I get that you’re meant to judge the characters you see onscreen rather than care about them, the issue with High-Rise is that nothing vaguely thrilling or attention grabbing happens to anyone. Malcolm McDowell’s Alex in A Clockwork Orange was a loathsome, hideous human being, but you were compelled to watch because his own brutality was matched by the brutality of the state in trying to make him “better”. Here, there’s no build-up to the Lord of the Flies anarchy that ensues, it just happens, and keeps happening, and keeps happening, and doesn’t go anywhere. Rose’s cinematography and Mark Tildesley’s production design can only do so much. Without a narrative, without some significant change in the characters, there’s nothing to keep you watching.

The cast look like they’re sleepwalking through the film, with virtually nothing to do. I’ve not read Ballard’s novel, but maybe the point of Hiddleston’s Doctor Laing is that he sees the tower block rotting from the inside and is indifferent to it all? Whatever the reason, Hiddleston has little to do acting-wise except be icy, reserved, and shag his way through the female cast.

Jeremy Irons (The Lion King, Die Hard with a Vengeance), as the tower block’s architect, Anthony Royal, has some occasional weighty dialogue to get you thinking (“I wanted this building to be a crucible for change… Clearly, I missed something”.), but apart from an impressive plum British accent, and an even more impressive white suit, Irons plays your typical, authority figure gone mad, Doctor Caligari role.

Luke Evans (The Hobbit, Fast and Furious 6) is the only cast member given any real acting work, as journalist and documentary filmmaker Richard Wilder, though his transformation from a morally dubious, opportunistic, seventies Piers Morgan to embracing the anarchy around him just seems to happen. He goes off screen one minute and comes back a changed man.

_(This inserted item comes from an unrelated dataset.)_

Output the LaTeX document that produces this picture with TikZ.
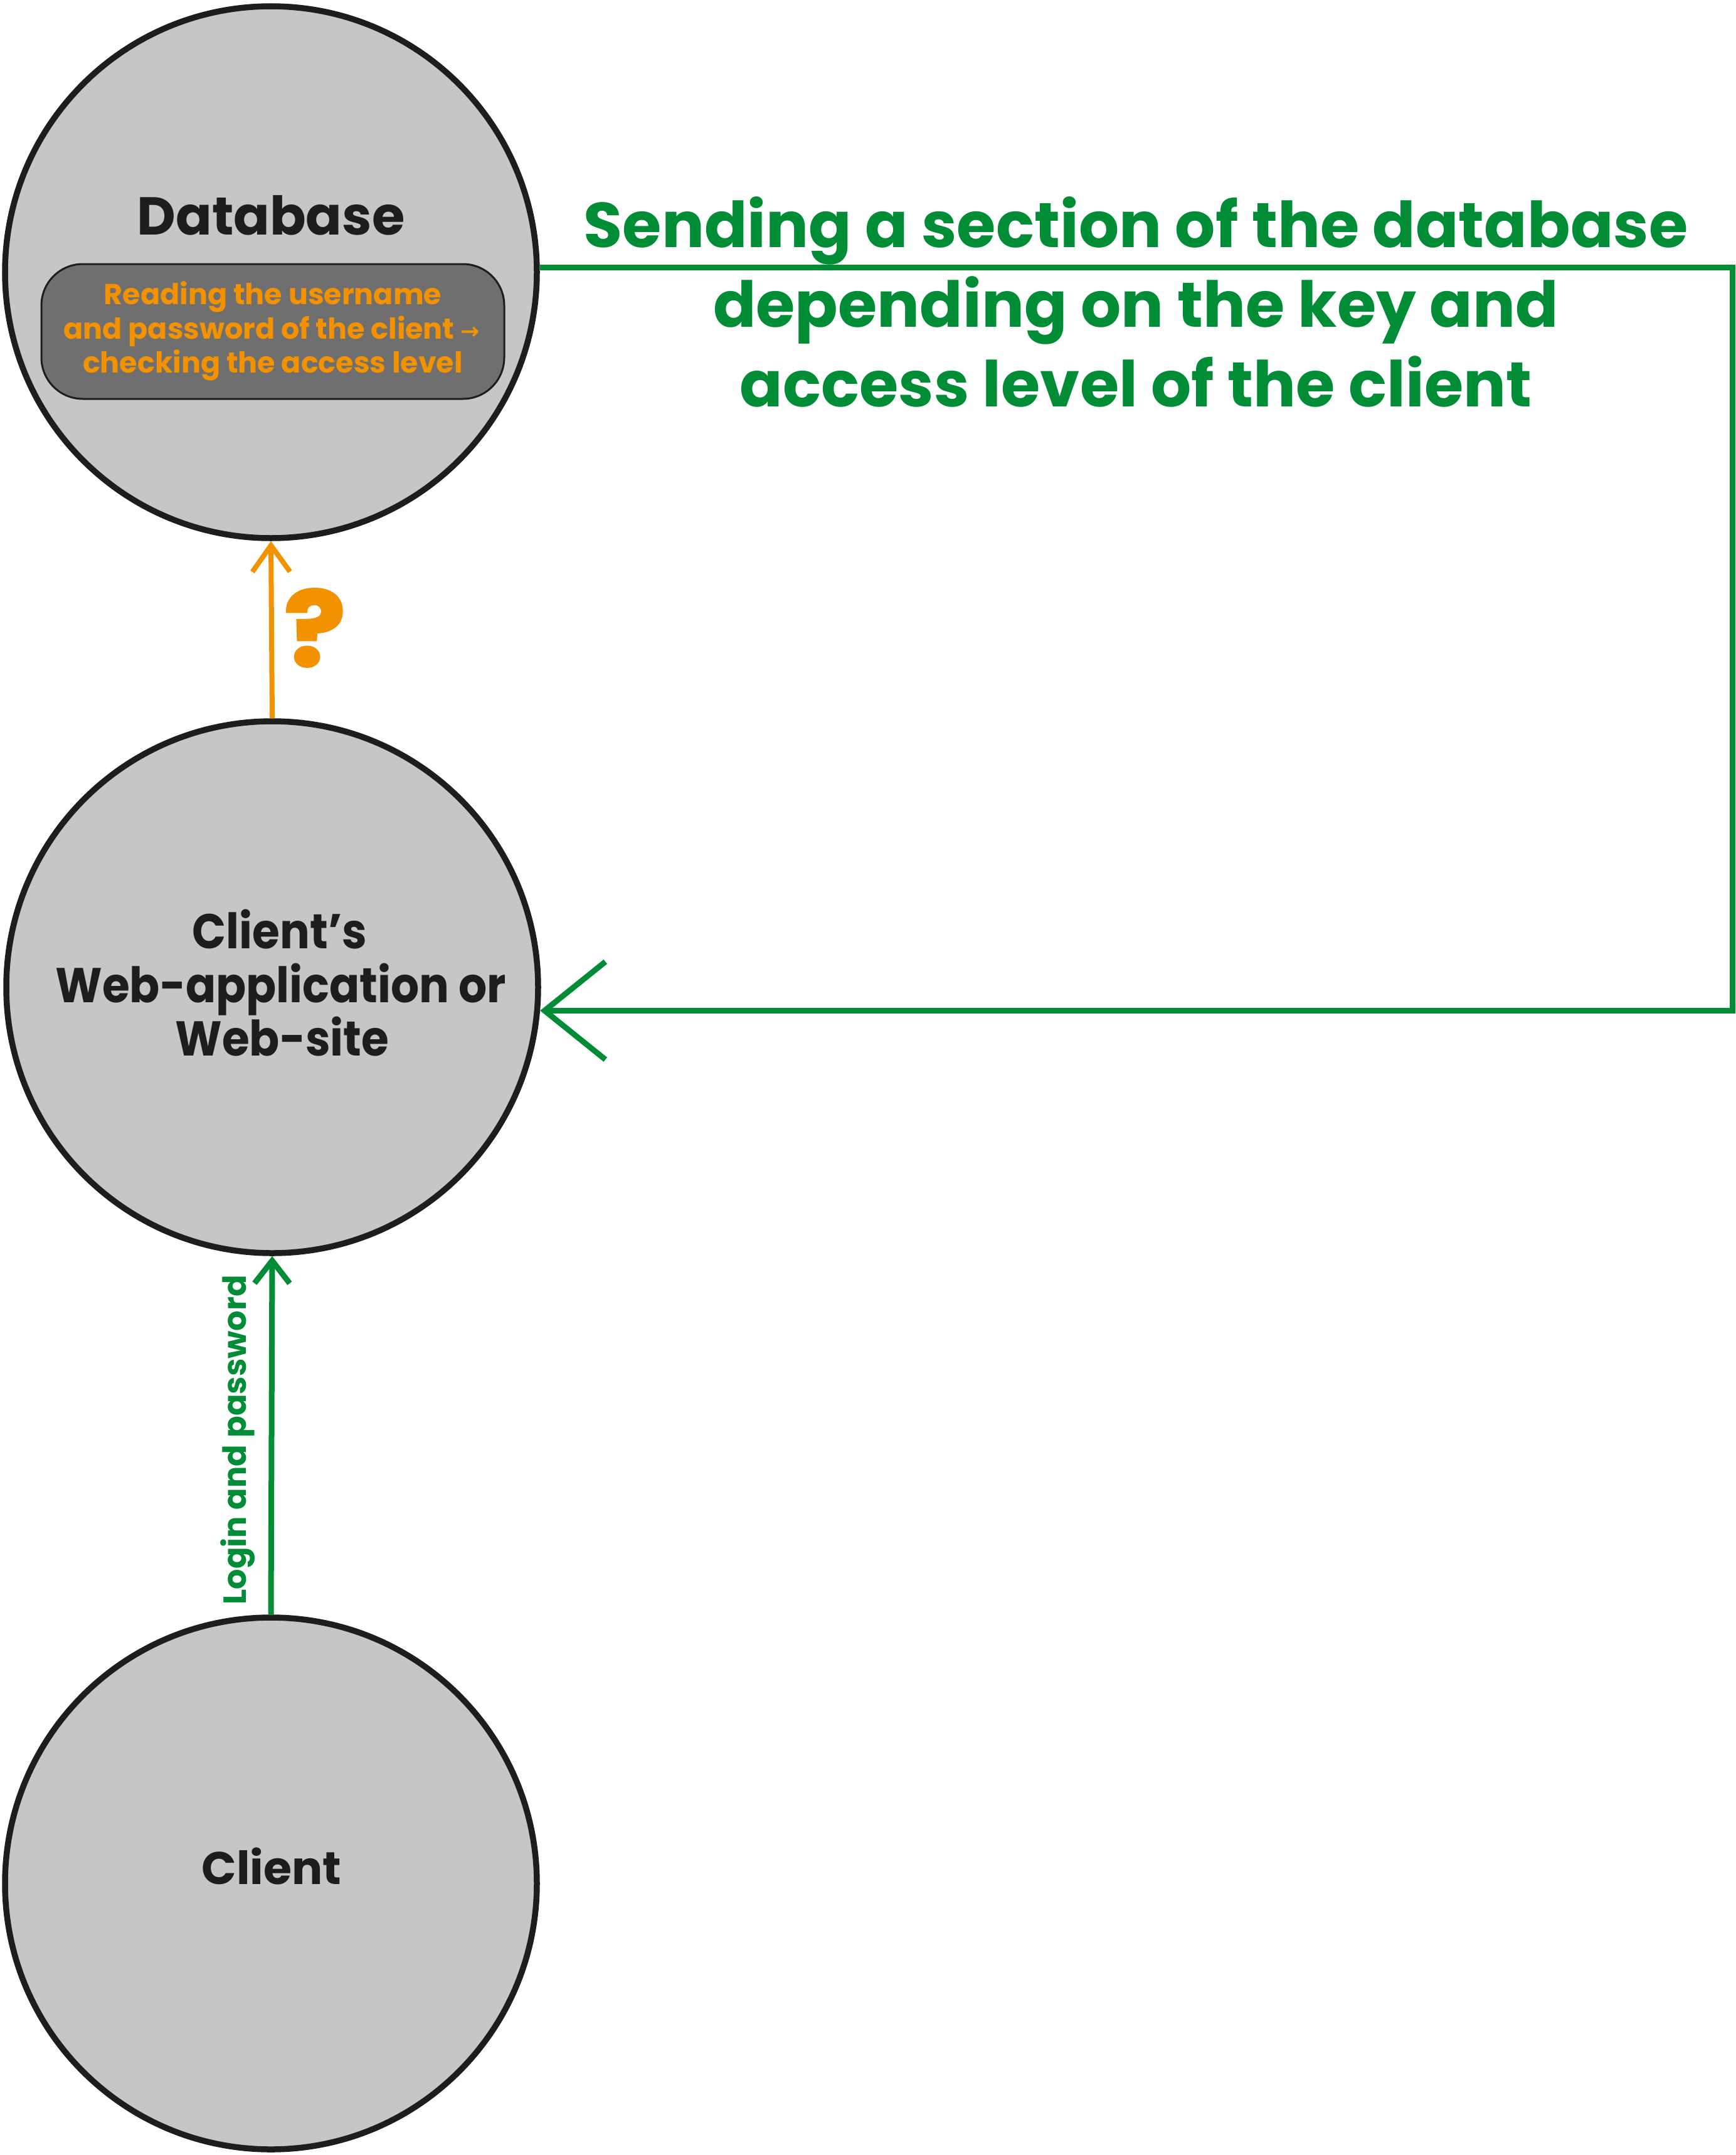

High-Rise is less a film, more a series of chaotic scenes of Britain’s well-to-do killing and ripping each other’s clothes off. It’s like something you expect to see at the Tate Modern. There’s no tension, barely any humour, and quickly outstays its welcome (and at almost two hours, that’s a long time). If the BAFTAs had an award for style over substance, High-Rise would win it hands down.